The dog photographer is in store today so maybe she just fancied get her picture taken!

----------


## Moderator

One of the reasons the Pets Corner was created was because of the proliferation of animal Lost & Found threads being created in General.  Looking at the forum list it even says under Pets Corner 'Discuss Pet issues and report "Lost and Found" here'.

Knowingly posting such a thread in General causes unnecessary work for the voluntary Moderation team, and it is likely that all such threads will, in the future, be subject to a small infraction, regardless of 'It's for the good of the animal involved' statements.

Moderator

----------


## brandy

it was outside my work as wel his morning, it kept trying to come into the shop! not the safest place for a doggie! hope it finds it way home soon!

----------


## dragonfly

> One of the reasons the Pets Corner was created was because of the proliferation of animal Lost & Found threads being created in General.  Looking at the forum list it even says under Pets Corner 'Discuss Pet issues and report "Lost and Found" here'.
> 
> Knowingly posting such a thread in General causes unnecessary work for the voluntary Moderation team, and it is likely that all such threads will, in the future, be subject to a small infraction, regardless of 'It's for the good of the animal involved' statements.
> 
> Moderator


it must have caused you more work thinking and typing this than it would have to move the post!

----------


## nannydip

My daughter and her partner were at PAH this morning and spoke to the police. They offered to care for the dog in the meantime. If the owner doesn't come forward they are happy to give her a home.

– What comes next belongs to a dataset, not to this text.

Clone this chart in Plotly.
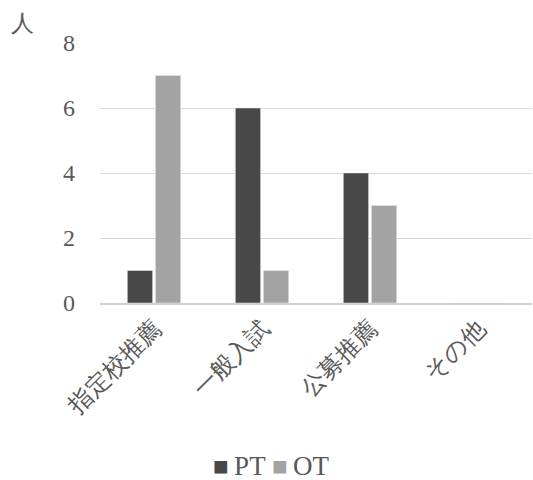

They say she is a lovely wee dog and gets on well with their other dog. They will take her to vet for a health check, but at moment just seems in need of some TLC. She has made herself right at home already :Smile:

----------


## binbob

> My daughter and her partner were at PAH this morning and spoke to the police. They offered to care for the dog in the meantime. If the owner doesn't come forward they are happy to give her a home.
> 
> They say she is a lovely wee dog and gets on well with their other dog. They will take her to vet for a health check, but at moment just seems in need of some TLC. She has made herself right at home already


ohh...god bless them,such caring people.it means so much to hear these stories.so glad the wee dog is safe and well.
i hope if her owners do not come forward ...she spends her days with them.bless u. :Wink:

----------


## binbob

> it must have caused you more work thinking and typing this than it would have to move the post!


 
very well said,dragonfly.at the end of the day it is a wee dog s life.so please,mods,scrap this unfair rule. ::

----------


## Moderator

> it must have caused you more work thinking and typing this than it would have to move the post!


Actually it was hoped that posting this information once would deter other members from repeating this tactic.  Why create a thread on one forum knowing it is going to be moved to another  :: 




> very well said,dragonfly.at the end of the day it is a wee dog s life.so please,mods,scrap this unfair rule.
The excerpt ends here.